Moreover, the bases for disparate treatment are increasingly obsolute. In the context of location tracking, if historical information is in a particular case less revealing than prospective surveillance, that is only because today cellular companies generally keep only cell site initiation and termination information. These companies could readily start keeping tower pings and sector information that would make historical data just as accurate as prospective tracking for any, and every, cell phone customer. There is no time limit for historical surveillance other than that imposed by the providers’ business needs, which increasingly, given the interest in targeted marketing and the price of storage, trend towards forever.
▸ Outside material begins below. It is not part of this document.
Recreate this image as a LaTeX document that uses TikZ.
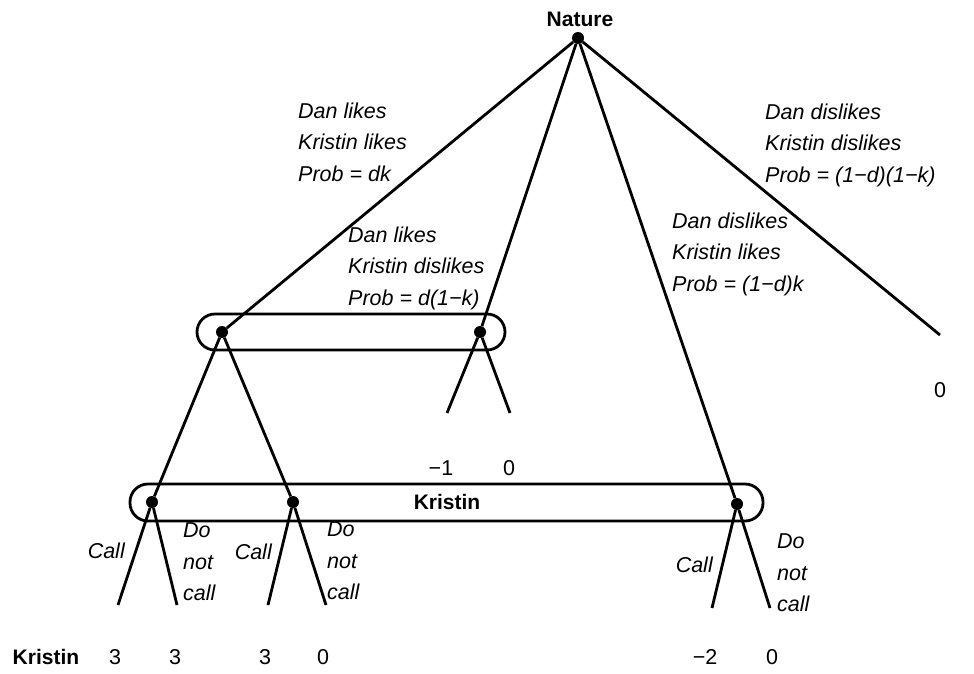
\documentclass[tikz,border=0pt]{standalone}
\usepackage{fontspec}
\setmainfont{Liberation Sans}
\begin{document}
\begin{tikzpicture}[x=1pt,y=-1pt,
  edge/.style={line width=2.8pt},
  infoset/.style={line width=2.8pt, rounded corners=18pt},
  dotnode/.style={circle, fill, inner sep=0pt, minimum size=12pt},
  lab/.style={font=\fontsize{21.5}{31.5}\selectfont\itshape, align=left, anchor=west, inner sep=0pt},
  pay/.style={font=\fontsize{21.5}{24}\selectfont, inner sep=0pt},
  boldlab/.style={font=\fontsize{21}{24}\selectfont\bfseries, inner sep=0pt}]
\useasboundingbox (0,0) rectangle (974,673);

% information sets
\draw[infoset] (197,314) rectangle (505,350);
\draw[infoset] (130,484) rectangle (763,521);

% decision nodes
\node[dotnode] (nature) at (578,38) {};
\node[dotnode] (a) at (222,332) {};
\node[dotnode] (b) at (480,332) {};
\node[dotnode] (c) at (737,504) {};
\node[dotnode] (d) at (152,502) {};
\node[dotnode] (e) at (293,502) {};

% terminal points
\coordinate (t4) at (940,335);
\coordinate (b1) at (447,413);
\coordinate (b2) at (510,413);
\coordinate (d1) at (118,605);
\coordinate (d2) at (177,605);
\coordinate (e1) at (268,605);
\coordinate (e2) at (326,605);
\coordinate (c1) at (712,608);
\coordinate (c2) at (770,608);

% edges
\draw[edge] (nature) -- (a);
\draw[edge] (nature) -- (b);
\draw[edge] (nature) -- (c);
\draw[edge] (nature) -- (t4);
\draw[edge] (a) -- (d);
\draw[edge] (a) -- (e);
\draw[edge] (b) -- (b1);
\draw[edge] (b) -- (b2);
\draw[edge] (d) -- (d1);
\draw[edge] (d) -- (d2);
\draw[edge] (e) -- (e1);
\draw[edge] (e) -- (e2);
\draw[edge] (c) -- (c1);
\draw[edge] (c) -- (c2);

% labels
\node[boldlab] (naturelab) at (580,19) {Nature};
\node[boldlab] (kristinset) at (447,502) {Kristin};

\node[lab] (l1) at (298,142) {Dan likes\\Kristin likes\\Prob = dk};
\node[lab] (l2) at (348,268) {Dan likes\\Kristin dislikes\\Prob = d(1−k)};
\node[lab] (l3) at (765,145) {Dan dislikes\\Kristin dislikes\\Prob = (1−d)(1−k)};
\node[lab] (l4) at (672,254) {Dan dislikes\\Kristin likes\\Prob = (1−d)k};

\node[lab, anchor=east] (call1) at (125,551) {Call};
\node[lab] (dnc1) at (183,562) {Do\\not\\call};
\node[lab, anchor=east] (call2) at (272,552) {Call};
\node[lab] (dnc2) at (327,561) {Do\\not\\call};
\node[lab, anchor=east] (call3) at (713,565) {Call};
\node[lab] (dnc3) at (777,573) {Do\\not\\call};

% payoffs
\node[pay] (p4) at (940,390) {0};
\node[pay] (pb1) at (441,468) {−1};
\node[pay] (pb2) at (509,468) {0};
\node[boldlab] (kristinrow) at (46,657) {Kristin};
\node[pay] (pd1) at (115,657) {3};
\node[pay] (pd2) at (175,657) {3};
\node[pay] (pe1) at (265,657) {3};
\node[pay] (pe2) at (323,657) {0};
\node[pay] (pc1) at (705,657) {−2};
\node[pay] (pc2) at (772,657) {0};
\end{tikzpicture}
\end{document}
Further, location accuracy based on mobile phone data depends on the density of cell towers and the type of information collected. The trend is towards more towers, and thus more specific location data. Providers are increasingly using tiny cell towers — called microcells, femtocells, picocells or the like – to improve their coverage area. These microcells often broadcast a signal no further than a subscriber’s home. So, the accuracy of even single cell site location data is increasing depending on the kind of tower with which the phone connects. Indeed, as early as 2006, the Department of Justice used single tower data to prove in criminal cases that a particular individual was inside a home. Today, seven years later, with the proliferation of towers, including microcells, single tower data can be far more revealing more of the time.
In sum, the cell site location privacy has been almost nine years in the making, from Judge Orenstein and Judge Smith’s initiation of the “Magistrate’s Revolt” in 2005 through today’s opinion in United States v. Davis. And we haven’t fully arrived yet at the right answer. It is, as Nelson Mandela once said, a long road to freedom.